**PROBLEM TO SOLVE**
Exactly reproduce the lines from the top of the entries below through the line containing "plt.rcParams['mathtext.fontset'] = 'dejavusans'", with both ends included.

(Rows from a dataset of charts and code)
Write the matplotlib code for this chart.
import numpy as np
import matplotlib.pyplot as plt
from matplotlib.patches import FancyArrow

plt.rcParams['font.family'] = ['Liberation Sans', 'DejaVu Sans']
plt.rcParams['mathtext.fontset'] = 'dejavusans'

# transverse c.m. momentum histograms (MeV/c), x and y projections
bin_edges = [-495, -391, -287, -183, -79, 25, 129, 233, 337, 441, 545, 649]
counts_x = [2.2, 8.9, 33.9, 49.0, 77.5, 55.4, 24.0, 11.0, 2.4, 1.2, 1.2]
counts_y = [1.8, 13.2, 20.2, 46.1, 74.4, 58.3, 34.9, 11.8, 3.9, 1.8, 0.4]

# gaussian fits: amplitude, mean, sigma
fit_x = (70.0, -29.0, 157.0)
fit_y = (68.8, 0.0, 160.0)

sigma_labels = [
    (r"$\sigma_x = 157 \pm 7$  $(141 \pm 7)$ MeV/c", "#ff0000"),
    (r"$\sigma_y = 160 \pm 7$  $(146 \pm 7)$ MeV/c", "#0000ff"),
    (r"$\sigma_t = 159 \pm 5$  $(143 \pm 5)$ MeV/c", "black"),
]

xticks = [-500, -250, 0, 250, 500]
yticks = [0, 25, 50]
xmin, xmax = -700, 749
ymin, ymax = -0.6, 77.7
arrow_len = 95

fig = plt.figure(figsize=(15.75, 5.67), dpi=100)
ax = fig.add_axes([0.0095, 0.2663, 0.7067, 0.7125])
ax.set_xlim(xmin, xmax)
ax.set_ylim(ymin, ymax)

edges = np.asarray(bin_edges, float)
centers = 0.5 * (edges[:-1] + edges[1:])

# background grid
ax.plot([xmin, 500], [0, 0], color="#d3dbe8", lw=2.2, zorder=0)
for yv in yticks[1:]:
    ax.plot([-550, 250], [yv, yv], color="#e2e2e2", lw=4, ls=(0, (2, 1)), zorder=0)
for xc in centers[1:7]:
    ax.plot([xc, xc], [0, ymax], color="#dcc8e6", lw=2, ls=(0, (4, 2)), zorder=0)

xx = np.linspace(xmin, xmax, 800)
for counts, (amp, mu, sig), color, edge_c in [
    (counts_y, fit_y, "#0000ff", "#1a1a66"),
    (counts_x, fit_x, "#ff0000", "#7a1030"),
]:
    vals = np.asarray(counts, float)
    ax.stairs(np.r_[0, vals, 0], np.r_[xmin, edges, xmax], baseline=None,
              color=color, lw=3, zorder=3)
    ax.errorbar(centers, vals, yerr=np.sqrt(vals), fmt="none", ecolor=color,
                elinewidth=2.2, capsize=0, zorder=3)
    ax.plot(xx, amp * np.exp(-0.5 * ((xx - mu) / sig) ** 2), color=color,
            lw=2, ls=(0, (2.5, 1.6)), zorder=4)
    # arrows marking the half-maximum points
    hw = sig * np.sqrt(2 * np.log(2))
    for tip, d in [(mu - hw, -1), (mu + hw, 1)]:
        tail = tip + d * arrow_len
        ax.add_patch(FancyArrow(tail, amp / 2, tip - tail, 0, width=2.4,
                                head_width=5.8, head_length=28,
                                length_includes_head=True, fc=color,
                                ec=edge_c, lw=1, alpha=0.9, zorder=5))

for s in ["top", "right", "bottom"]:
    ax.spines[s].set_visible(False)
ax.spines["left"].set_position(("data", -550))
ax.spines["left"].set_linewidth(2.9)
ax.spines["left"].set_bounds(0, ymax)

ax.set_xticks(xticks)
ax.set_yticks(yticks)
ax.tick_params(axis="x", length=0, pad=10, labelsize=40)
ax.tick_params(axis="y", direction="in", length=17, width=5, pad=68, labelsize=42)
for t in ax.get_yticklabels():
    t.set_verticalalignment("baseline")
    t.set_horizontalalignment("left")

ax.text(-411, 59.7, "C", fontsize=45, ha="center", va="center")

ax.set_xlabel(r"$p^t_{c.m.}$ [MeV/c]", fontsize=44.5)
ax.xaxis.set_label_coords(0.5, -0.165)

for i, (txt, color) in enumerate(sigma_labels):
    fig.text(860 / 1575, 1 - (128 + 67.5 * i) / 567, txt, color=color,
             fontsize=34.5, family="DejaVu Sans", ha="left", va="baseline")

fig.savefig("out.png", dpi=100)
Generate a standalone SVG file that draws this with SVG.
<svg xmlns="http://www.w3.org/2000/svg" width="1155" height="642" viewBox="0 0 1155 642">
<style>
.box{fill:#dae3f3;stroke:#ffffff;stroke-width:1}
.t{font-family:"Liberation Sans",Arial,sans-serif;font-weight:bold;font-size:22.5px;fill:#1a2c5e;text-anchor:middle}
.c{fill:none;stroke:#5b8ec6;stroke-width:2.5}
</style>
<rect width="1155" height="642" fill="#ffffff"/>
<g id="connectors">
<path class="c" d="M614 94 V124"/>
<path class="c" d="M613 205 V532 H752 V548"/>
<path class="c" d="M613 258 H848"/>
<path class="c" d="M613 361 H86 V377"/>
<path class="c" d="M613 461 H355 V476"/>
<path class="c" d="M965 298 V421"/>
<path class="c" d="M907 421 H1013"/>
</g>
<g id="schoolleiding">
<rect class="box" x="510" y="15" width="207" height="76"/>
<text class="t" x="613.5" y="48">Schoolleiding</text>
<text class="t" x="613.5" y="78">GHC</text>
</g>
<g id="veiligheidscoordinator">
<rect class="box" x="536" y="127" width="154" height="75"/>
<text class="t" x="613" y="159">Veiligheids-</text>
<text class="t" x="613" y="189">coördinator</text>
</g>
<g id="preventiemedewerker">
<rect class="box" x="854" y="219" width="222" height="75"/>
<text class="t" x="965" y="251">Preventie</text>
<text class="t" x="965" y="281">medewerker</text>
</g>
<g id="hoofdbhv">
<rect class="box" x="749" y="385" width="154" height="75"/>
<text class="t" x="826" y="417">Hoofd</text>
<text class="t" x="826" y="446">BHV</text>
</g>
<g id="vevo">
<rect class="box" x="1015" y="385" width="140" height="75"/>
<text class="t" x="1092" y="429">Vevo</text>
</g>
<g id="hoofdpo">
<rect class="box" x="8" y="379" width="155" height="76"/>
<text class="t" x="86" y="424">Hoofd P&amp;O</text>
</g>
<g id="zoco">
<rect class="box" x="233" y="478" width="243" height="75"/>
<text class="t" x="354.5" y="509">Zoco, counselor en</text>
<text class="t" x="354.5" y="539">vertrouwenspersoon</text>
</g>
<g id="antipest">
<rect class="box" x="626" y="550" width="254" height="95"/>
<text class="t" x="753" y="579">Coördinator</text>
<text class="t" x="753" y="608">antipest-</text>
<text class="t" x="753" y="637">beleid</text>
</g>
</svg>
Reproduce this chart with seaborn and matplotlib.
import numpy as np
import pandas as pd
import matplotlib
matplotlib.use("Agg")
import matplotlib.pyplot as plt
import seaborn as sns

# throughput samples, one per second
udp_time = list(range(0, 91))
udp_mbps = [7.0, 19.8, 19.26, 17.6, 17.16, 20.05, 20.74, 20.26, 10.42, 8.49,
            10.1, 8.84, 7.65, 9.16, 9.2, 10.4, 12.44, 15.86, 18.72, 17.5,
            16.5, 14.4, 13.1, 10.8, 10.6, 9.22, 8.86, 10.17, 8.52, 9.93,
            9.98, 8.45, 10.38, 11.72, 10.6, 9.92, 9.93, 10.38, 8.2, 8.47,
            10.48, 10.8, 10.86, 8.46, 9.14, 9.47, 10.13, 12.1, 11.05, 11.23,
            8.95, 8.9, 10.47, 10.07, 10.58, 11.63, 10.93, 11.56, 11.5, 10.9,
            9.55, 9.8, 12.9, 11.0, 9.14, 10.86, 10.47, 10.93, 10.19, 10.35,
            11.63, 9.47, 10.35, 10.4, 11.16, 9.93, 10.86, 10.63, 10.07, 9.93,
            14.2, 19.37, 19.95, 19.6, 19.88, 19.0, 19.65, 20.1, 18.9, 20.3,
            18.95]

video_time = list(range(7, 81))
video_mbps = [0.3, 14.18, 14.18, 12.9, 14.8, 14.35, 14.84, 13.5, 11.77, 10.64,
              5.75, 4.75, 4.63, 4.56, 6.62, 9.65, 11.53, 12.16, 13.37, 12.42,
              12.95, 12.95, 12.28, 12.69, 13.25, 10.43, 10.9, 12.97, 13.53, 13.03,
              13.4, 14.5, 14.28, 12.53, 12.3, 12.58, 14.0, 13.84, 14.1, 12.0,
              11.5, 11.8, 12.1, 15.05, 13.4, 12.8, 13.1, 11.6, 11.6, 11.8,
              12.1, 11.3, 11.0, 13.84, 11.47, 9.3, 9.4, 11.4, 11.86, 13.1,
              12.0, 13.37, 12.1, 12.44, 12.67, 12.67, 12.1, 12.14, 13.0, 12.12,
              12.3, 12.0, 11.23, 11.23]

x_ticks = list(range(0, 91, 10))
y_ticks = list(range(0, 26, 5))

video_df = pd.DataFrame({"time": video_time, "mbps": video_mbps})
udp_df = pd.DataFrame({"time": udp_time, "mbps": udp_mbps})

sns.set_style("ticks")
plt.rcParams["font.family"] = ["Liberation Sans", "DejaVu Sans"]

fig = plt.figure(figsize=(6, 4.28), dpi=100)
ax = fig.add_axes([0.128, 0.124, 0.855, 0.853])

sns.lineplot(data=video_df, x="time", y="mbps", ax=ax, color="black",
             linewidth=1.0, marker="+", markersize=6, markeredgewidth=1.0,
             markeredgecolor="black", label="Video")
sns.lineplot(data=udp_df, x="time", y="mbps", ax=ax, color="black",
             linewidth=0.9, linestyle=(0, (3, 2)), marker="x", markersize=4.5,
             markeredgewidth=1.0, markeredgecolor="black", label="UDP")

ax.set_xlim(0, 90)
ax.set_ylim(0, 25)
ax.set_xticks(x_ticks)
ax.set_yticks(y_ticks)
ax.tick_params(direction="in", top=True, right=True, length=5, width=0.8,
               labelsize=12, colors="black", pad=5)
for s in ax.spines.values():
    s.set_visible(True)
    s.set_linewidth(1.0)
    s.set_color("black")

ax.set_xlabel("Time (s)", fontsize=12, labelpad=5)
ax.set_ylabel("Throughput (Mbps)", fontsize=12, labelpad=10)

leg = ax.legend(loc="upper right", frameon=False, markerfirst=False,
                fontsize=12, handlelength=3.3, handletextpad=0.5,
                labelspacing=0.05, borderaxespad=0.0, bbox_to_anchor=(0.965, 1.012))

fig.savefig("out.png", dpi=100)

**WRITTEN SOLUTION**
Write the matplotlib code for this chart.
import numpy as np
import matplotlib.pyplot as plt
from matplotlib.patches import FancyArrow

plt.rcParams['font.family'] = ['Liberation Sans', 'DejaVu Sans']
plt.rcParams['mathtext.fontset'] = 'dejavusans'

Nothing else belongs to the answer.